┏━━

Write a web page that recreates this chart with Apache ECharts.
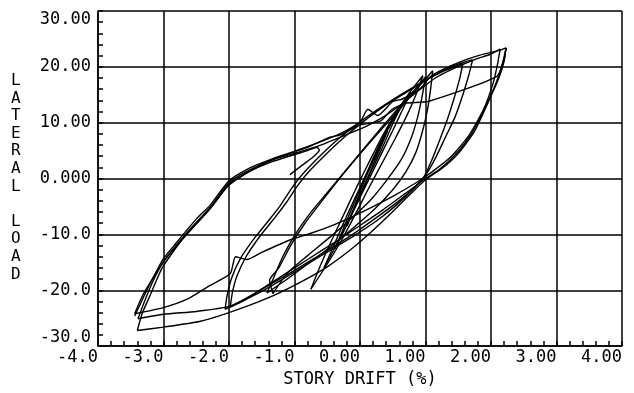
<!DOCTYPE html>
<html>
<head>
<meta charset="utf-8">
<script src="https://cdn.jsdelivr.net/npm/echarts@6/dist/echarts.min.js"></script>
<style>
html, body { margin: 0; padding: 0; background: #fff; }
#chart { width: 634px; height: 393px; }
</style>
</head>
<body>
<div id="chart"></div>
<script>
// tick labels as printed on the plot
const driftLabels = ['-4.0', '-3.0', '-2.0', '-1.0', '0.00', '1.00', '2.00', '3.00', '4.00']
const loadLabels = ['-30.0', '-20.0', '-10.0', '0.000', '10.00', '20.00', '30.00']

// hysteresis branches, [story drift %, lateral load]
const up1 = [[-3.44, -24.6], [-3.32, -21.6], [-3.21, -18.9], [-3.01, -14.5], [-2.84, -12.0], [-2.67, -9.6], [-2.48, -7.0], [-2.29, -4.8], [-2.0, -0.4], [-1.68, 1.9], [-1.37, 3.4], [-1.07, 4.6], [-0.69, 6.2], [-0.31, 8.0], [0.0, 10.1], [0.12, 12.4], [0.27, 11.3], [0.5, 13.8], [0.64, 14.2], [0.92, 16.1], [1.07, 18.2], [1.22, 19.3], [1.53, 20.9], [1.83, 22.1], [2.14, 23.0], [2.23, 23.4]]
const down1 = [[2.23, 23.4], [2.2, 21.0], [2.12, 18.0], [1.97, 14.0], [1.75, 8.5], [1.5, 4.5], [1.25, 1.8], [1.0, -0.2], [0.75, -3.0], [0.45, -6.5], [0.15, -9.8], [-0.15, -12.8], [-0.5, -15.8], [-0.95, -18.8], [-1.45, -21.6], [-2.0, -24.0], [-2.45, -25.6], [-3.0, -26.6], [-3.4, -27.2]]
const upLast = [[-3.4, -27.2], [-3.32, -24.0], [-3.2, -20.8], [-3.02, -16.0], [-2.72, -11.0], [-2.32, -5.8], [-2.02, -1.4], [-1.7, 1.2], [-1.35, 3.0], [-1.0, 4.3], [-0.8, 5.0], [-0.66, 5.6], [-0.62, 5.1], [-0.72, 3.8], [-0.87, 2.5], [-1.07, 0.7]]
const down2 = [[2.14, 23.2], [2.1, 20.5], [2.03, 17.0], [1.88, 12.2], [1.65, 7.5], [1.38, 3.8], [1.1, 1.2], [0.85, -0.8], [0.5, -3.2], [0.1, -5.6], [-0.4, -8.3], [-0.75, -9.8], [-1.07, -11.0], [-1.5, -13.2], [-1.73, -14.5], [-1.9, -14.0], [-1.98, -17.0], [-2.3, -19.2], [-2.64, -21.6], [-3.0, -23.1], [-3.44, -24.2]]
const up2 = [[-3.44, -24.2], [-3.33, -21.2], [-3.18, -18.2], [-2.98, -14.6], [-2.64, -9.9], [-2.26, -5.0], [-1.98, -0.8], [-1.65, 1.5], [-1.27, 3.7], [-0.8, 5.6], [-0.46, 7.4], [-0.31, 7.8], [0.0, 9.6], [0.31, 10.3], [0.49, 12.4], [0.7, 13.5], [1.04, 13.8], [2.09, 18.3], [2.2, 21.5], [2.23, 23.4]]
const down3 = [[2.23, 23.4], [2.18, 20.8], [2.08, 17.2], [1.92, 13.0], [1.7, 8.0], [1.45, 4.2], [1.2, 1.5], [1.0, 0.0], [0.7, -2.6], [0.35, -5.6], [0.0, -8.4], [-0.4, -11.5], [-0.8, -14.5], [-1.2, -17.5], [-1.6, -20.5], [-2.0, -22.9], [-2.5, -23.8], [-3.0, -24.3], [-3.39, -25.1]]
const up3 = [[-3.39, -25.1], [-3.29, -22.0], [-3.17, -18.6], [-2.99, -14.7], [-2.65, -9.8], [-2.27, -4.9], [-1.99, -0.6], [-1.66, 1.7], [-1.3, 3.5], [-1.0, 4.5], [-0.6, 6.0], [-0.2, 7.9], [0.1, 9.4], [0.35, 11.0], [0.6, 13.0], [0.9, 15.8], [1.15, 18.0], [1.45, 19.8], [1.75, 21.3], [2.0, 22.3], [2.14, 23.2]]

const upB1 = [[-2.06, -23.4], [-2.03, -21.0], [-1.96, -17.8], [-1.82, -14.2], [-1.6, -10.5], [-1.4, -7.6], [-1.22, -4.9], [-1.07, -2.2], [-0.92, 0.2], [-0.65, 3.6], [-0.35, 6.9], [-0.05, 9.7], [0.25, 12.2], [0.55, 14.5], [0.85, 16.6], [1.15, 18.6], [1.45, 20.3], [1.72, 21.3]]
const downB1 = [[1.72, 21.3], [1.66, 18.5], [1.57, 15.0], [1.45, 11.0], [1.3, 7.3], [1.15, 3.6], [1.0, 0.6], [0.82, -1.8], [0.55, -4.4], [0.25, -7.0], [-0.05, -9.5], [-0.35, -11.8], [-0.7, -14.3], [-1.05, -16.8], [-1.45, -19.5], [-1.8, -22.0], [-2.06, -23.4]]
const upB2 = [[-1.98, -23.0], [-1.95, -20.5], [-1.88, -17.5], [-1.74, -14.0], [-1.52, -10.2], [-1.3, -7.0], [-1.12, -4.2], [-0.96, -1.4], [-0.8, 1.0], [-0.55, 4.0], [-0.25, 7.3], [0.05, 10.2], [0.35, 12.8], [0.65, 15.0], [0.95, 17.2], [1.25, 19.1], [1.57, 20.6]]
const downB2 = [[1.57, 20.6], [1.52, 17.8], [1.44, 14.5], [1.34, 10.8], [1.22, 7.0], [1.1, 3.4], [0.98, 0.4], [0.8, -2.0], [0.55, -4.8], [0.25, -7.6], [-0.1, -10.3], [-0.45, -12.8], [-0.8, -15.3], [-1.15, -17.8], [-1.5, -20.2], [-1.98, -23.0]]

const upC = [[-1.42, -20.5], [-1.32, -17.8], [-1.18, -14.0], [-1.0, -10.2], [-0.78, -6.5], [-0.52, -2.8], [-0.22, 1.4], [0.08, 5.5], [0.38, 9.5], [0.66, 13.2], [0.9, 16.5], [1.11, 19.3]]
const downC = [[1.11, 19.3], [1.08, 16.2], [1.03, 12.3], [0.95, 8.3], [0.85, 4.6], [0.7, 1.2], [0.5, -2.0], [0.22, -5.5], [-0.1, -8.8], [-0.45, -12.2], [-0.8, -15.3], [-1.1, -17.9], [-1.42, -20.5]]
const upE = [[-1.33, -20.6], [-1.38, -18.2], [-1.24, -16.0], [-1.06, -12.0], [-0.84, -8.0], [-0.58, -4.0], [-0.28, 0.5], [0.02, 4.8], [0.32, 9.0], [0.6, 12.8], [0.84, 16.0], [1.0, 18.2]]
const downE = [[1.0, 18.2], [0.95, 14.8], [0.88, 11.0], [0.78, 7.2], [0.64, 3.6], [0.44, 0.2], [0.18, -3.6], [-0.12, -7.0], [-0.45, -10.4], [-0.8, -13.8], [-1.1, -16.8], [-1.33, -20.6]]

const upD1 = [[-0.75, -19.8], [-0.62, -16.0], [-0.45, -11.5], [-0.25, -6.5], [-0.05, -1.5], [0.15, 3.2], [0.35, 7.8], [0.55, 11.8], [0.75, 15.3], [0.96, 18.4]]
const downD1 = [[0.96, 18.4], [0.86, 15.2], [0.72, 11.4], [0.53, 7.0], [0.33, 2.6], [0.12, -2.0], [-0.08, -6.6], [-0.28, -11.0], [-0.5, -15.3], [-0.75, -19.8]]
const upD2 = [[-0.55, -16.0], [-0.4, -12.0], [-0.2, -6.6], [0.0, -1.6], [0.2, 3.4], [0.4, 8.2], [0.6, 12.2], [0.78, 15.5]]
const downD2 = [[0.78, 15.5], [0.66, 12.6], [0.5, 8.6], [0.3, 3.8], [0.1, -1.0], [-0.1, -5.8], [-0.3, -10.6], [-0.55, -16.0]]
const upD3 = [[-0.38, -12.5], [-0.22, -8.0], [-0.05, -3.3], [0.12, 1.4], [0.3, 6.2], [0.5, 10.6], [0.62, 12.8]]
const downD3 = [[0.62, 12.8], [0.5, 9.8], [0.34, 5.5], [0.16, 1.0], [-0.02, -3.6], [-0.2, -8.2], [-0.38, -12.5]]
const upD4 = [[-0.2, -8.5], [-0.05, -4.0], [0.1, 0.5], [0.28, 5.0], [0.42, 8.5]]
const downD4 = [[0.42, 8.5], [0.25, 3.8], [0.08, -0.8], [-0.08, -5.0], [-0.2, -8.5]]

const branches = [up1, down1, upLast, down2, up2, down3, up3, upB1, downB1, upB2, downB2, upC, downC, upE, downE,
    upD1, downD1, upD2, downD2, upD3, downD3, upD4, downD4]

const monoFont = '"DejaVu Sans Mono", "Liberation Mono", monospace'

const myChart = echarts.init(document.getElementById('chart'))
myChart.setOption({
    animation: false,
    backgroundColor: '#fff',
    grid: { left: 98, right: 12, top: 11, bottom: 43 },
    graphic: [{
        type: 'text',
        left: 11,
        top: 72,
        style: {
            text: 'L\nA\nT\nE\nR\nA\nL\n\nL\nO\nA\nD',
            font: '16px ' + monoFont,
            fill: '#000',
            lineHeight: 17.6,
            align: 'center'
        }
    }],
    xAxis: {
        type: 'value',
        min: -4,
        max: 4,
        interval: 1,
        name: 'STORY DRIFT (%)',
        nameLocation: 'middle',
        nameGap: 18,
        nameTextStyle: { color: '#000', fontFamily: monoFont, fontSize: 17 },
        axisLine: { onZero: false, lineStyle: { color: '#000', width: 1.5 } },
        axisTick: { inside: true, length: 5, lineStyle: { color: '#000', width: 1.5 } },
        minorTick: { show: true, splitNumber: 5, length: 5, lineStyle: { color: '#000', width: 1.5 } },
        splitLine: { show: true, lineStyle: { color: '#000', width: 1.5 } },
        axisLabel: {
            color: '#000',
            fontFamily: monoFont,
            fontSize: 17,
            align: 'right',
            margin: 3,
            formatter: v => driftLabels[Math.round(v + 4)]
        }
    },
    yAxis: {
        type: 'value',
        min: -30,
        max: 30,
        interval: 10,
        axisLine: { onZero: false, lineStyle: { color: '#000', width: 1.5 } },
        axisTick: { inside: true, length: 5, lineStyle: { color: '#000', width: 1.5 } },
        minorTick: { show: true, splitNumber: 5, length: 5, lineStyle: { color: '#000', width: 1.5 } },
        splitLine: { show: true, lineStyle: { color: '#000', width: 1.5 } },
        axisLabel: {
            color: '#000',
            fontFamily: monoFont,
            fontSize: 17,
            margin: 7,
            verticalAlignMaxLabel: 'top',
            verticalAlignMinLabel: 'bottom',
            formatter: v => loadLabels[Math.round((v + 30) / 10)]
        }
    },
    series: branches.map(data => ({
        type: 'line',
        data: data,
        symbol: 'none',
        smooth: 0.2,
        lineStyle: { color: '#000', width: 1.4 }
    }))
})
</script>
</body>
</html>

┗━━

Leave out the pictures and repeat the lines from the start of the material through the line with "['-30.0', '-20.0', '-10.0', '0.000', '10.00', '20.00', '30.00']", inclusive.

Write a web page that recreates this chart with Apache ECharts.
<!DOCTYPE html>
<html>
<head>
<meta charset="utf-8">
<script src="https://cdn.jsdelivr.net/npm/echarts@6/dist/echarts.min.js"></script>
<style>
html, body { margin: 0; padding: 0; background: #fff; }
#chart { width: 634px; height: 393px; }
</style>
</head>
<body>
<div id="chart"></div>
<script>
// tick labels as printed on the plot
const driftLabels = ['-4.0', '-3.0', '-2.0', '-1.0', '0.00', '1.00', '2.00', '3.00', '4.00']
const loadLabels = ['-30.0', '-20.0', '-10.0', '0.000', '10.00', '20.00', '30.00']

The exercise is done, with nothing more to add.